## Stated problem
Skipping all pictures, set down the lines of the listing from the first through the one with "JAN1_DAY = 366".

## Given material

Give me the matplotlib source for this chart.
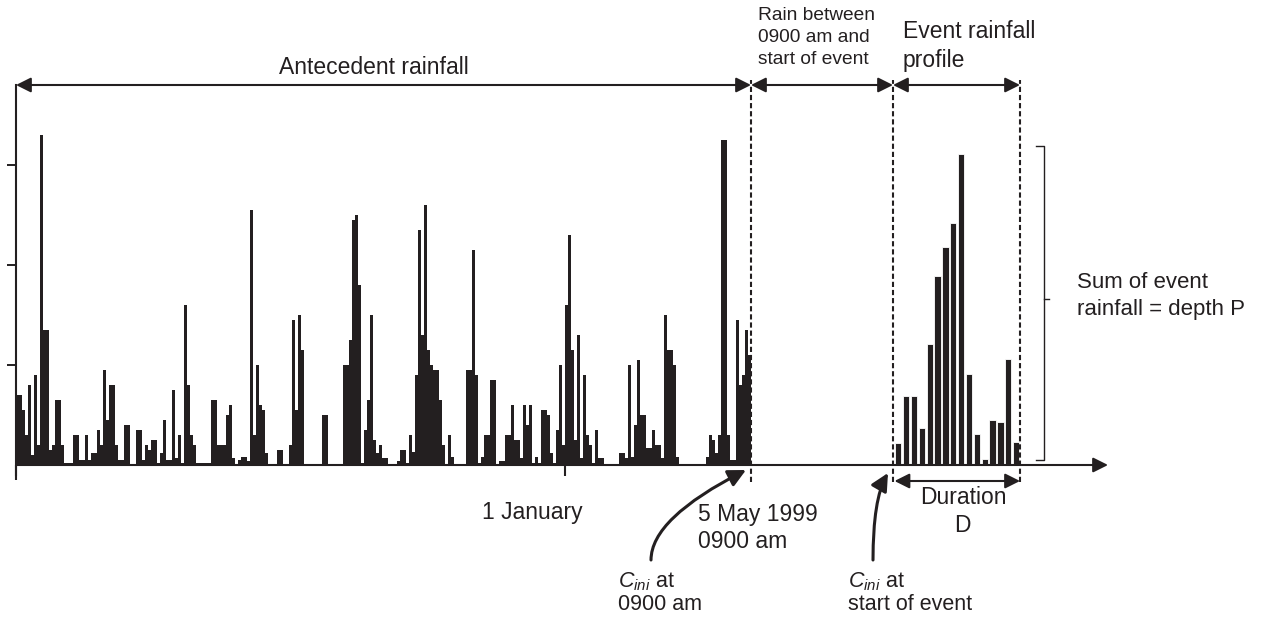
import matplotlib
matplotlib.use("Agg")
import matplotlib.pyplot as plt
import numpy as np

plt.rcParams.update({
    "font.family": ["Liberation Sans", "DejaVu Sans"],
    "mathtext.fontset": "custom",
    "mathtext.rm": "Liberation Sans",
    "mathtext.it": "Liberation Sans:italic",
})

INK = "#231f20"

# ── Data ────────────────────────────────────────────────────────────────────
# antecedent rainfall (mm), one bar per 2-day period, ending 5 May 1999 0900
antecedent_rain = [
    14, 14, 11, 6, 16, 2, 18, 4, 66, 27,
    27, 3, 4, 13, 13, 4, 0.4, 0.4, 0.4, 6,
    6, 1, 1, 6, 1, 2.4, 2.4, 7, 4, 19,
    9, 16, 16, 4, 1, 1, 8, 8, 0.2, 0.2,
    7, 7, 1, 4, 3, 5, 5, 0.4, 2.4, 9,
    1, 1, 15, 1.4, 6, 0.4, 32, 16, 6, 4,
    0.4, 0.4, 0.4, 0.4, 0.4, 13, 13, 4, 4, 4,
    10, 12, 1.4, 0, 1, 1.6, 1.6, 0.8, 51, 6,
    20, 12, 11, 2.4, 0, 0, 0, 3, 3, 0,
    0, 4, 29, 11, 30, 23, 0.2, 0.2, 0.2, 0.2,
    0.2, 0.2, 10, 10, 0, 0, 0, 0, 0, 20,
    20, 25, 49, 50, 36, 0.4, 7, 13, 30, 5,
    2.4, 4, 1.4, 1.4, 0, 0, 0, 0.8, 3, 3,
    0.4, 6, 2.6, 18, 47, 26, 52, 23, 20, 19,
    19, 13, 4, 0, 6, 1.6, 0, 0, 0, 0,
    19, 19, 43, 18, 0.4, 1.6, 6, 6, 17, 17,
    0, 0.8, 0.8, 6, 6, 12, 5, 5, 1.4, 12,
    8, 12, 0.4, 1.6, 0.4, 11, 11, 10, 2.4, 0.4,
    7, 20, 4, 32, 46, 23, 5, 26, 1.4, 18,
    6, 4, 0.4, 7, 1.4, 1.4, 0, 0, 0, 0,
    0, 2.4, 2.4, 1.4, 20, 1.6, 8, 21, 10, 10,
    3.4, 3.4, 7, 4, 4, 1.4, 30, 23, 23, 20,
    1.6, 0, 0, 0, 0, 0, 0, 0, 0, 0,
    1.6, 6, 5, 2.4, 6, 65, 65, 6, 1, 1,
    29, 16, 18, 27, 22,
]
BIN_DAYS = 2
JAN1_DAY = 366

# event rainfall profile (mm per time step)
event_rain = [4.4, 13.8, 13.8, 7.4, 24.2, 37.8, 43.6, 48.4,
              62.2, 18.2, 6.2, 1.2, 9.0, 8.6, 21.2, 4.6]

# ── Layout (figure pixels) ──────────────────────────────────────────────────
W, H = 1263, 620
PX_PER_DAY = 1.5
AX_LEFT, AX_RIGHT, AX_TOP, AX_BOTTOM = 16, 1108, 85, 475

MAY5_DAY = len(antecedent_rain) * BIN_DAYS
EVENT_START = (893 - AX_LEFT) / PX_PER_DAY
EVENT_END = (1020 - AX_LEFT) / PX_PER_DAY
EVENT_FIRST = (898.3 - AX_LEFT) / PX_PER_DAY
EVENT_STEP = 7.85 / PX_PER_DAY
EVENT_BAR_W = 6.3 / PX_PER_DAY


def fig_box(left, top, right, bottom):
    return [left / W, 1 - bottom / H, (right - left) / W, (bottom - top) / H]


fig = plt.figure(figsize=(W / 100, H / 100), dpi=100)
ax = fig.add_axes(fig_box(AX_LEFT, AX_TOP, AX_RIGHT, AX_BOTTOM))
ax.set_xlim(0, (AX_RIGHT - AX_LEFT) / PX_PER_DAY)
ax.set_ylim(-2, 76)

days = np.arange(len(antecedent_rain)) * BIN_DAYS
ax.bar(days, antecedent_rain, width=BIN_DAYS, align="edge", color=INK, linewidth=0)

event_x = EVENT_FIRST + np.arange(len(event_rain)) * EVENT_STEP
ax.bar(event_x, event_rain, width=EVENT_BAR_W, color=INK, edgecolor="white", linewidth=0.6)

for side in ("top", "right", "bottom"):
    ax.spines[side].set_visible(False)
ax.spines["left"].set_linewidth(1.5)
ax.spines["left"].set_color(INK)
ax.set_yticks([20, 40, 60])
ax.set_xticks([])
ax.tick_params(axis="y", direction="out", length=6.5, width=1.4, color=INK, labelleft=False)
ax.patch.set_alpha(0)

# time axis with arrow
ax.annotate("", xy=(ax.get_xlim()[1], 0), xytext=(0, 0), annotation_clip=False,
            arrowprops=dict(arrowstyle="-|>,head_length=0.6,head_width=0.3",
                            mutation_scale=15, lw=1.5, color=INK, shrinkA=0, shrinkB=0))
ax.vlines([0, JAN1_DAY], [-3, -2.2], 0, color=INK, lw=1.5, clip_on=False)

# dashed markers
ax.vlines([MAY5_DAY, EVENT_START, EVENT_END], -3.4, 77, color=INK, lw=1.5,
          linestyles=[(0, (2.5, 1.4))], clip_on=False)

dim = dict(arrowstyle="<|-|>,head_length=0.6,head_width=0.3", mutation_scale=15,
           lw=1.5, color=INK, shrinkA=0, shrinkB=0)
for a, b, y in [(0, MAY5_DAY, 76), (MAY5_DAY, EVENT_START, 76),
                (EVENT_START, EVENT_END, 76), (EVENT_START + 1, EVENT_END, -3.2)]:
    ax.annotate("", xy=(b, y), xytext=(a, y), arrowprops=dim, annotation_clip=False)

# ── Overlay for labels ──────────────────────────────────────────────────────
ov = fig.add_axes([0, 0, 1, 1], zorder=5)
ov.set_xlim(0, W)
ov.set_ylim(H, 0)
ov.axis("off")
ov.patch.set_alpha(0)

big = 16.5
ov.text(374, 67, "Antecedent rainfall", ha="center", va="center", fontsize=big, color=INK)
for y, s in [(15, "Rain between"), (38, "0900 am and"), (60, "start of event")]:
    ov.text(758, y, s, ha="left", va="center", fontsize=13.8, color=INK)
ov.text(903, 32, "Event rainfall", ha="left", va="center", fontsize=big, color=INK)
ov.text(903, 60, "profile", ha="left", va="center", fontsize=big, color=INK)
ov.text(1077, 283, "Sum of event", ha="left", va="center", fontsize=16, color=INK)
ov.text(1077, 310, "rainfall = depth P", ha="left", va="center", fontsize=16, color=INK)
ov.text(482, 512, "1 January", ha="left", va="center", fontsize=big, color=INK)
ov.text(698, 515, "5 May 1999", ha="left", va="center", fontsize=big, color=INK)
ov.text(698, 541, "0900 am", ha="left", va="center", fontsize=big, color=INK)
ov.text(963, 497, "Duration", ha="center", va="center", fontsize=big, color=INK)
ov.text(962, 525, "D", ha="center", va="center", fontsize=big, color=INK)
ov.text(618, 582, r"$C_{ini}$ at", ha="left", va="center", fontsize=15.5, color=INK)
ov.text(618, 604, "0900 am", ha="left", va="center", fontsize=15.5, color=INK)
ov.text(848, 582, r"$C_{ini}$ at", ha="left", va="center", fontsize=15.5, color=INK)
ov.text(848, 604, "start of event", ha="left", va="center", fontsize=15.5, color=INK)

# curved pointers
curve = dict(arrowstyle="-|>,head_length=0.7,head_width=0.35", mutation_scale=15,
             lw=2.2, color=INK, shrinkA=0, shrinkB=0)
ov.annotate("", xy=(746, 470), xytext=(651, 560),
            arrowprops=dict(curve, connectionstyle="angle3,angleA=90,angleB=27"))
ov.annotate("", xy=(888, 473), xytext=(873, 560),
            arrowprops=dict(curve, connectionstyle="angle3,angleA=90,angleB=60"))

# bracket for event depth
ov.plot([1036, 1044, 1044, 1036], [146, 146, 460, 460], color=INK, lw=1.0)
ov.plot([1044, 1049], [299, 299], color=INK, lw=1.0)

fig.savefig("out.png", dpi=100, facecolor="white")
plt.close(fig)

## Result for this task
Give me the matplotlib source for this chart.
import matplotlib
matplotlib.use("Agg")
import matplotlib.pyplot as plt
import numpy as np

plt.rcParams.update({
    "font.family": ["Liberation Sans", "DejaVu Sans"],
    "mathtext.fontset": "custom",
    "mathtext.rm": "Liberation Sans",
    "mathtext.it": "Liberation Sans:italic",
})

INK = "#231f20"

# ── Data ────────────────────────────────────────────────────────────────────
# antecedent rainfall (mm), one bar per 2-day period, ending 5 May 1999 0900
antecedent_rain = [
    14, 14, 11, 6, 16, 2, 18, 4, 66, 27,
    27, 3, 4, 13, 13, 4, 0.4, 0.4, 0.4, 6,
    6, 1, 1, 6, 1, 2.4, 2.4, 7, 4, 19,
    9, 16, 16, 4, 1, 1, 8, 8, 0.2, 0.2,
    7, 7, 1, 4, 3, 5, 5, 0.4, 2.4, 9,
    1, 1, 15, 1.4, 6, 0.4, 32, 16, 6, 4,
    0.4, 0.4, 0.4, 0.4, 0.4, 13, 13, 4, 4, 4,
    10, 12, 1.4, 0, 1, 1.6, 1.6, 0.8, 51, 6,
    20, 12, 11, 2.4, 0, 0, 0, 3, 3, 0,
    0, 4, 29, 11, 30, 23, 0.2, 0.2, 0.2, 0.2,
    0.2, 0.2, 10, 10, 0, 0, 0, 0, 0, 20,
    20, 25, 49, 50, 36, 0.4, 7, 13, 30, 5,
    2.4, 4, 1.4, 1.4, 0, 0, 0, 0.8, 3, 3,
    0.4, 6, 2.6, 18, 47, 26, 52, 23, 20, 19,
    19, 13, 4, 0, 6, 1.6, 0, 0, 0, 0,
    19, 19, 43, 18, 0.4, 1.6, 6, 6, 17, 17,
    0, 0.8, 0.8, 6, 6, 12, 5, 5, 1.4, 12,
    8, 12, 0.4, 1.6, 0.4, 11, 11, 10, 2.4, 0.4,
    7, 20, 4, 32, 46, 23, 5, 26, 1.4, 18,
    6, 4, 0.4, 7, 1.4, 1.4, 0, 0, 0, 0,
    0, 2.4, 2.4, 1.4, 20, 1.6, 8, 21, 10, 10,
    3.4, 3.4, 7, 4, 4, 1.4, 30, 23, 23, 20,
    1.6, 0, 0, 0, 0, 0, 0, 0, 0, 0,
    1.6, 6, 5, 2.4, 6, 65, 65, 6, 1, 1,
    29, 16, 18, 27, 22,
]
BIN_DAYS = 2
JAN1_DAY = 366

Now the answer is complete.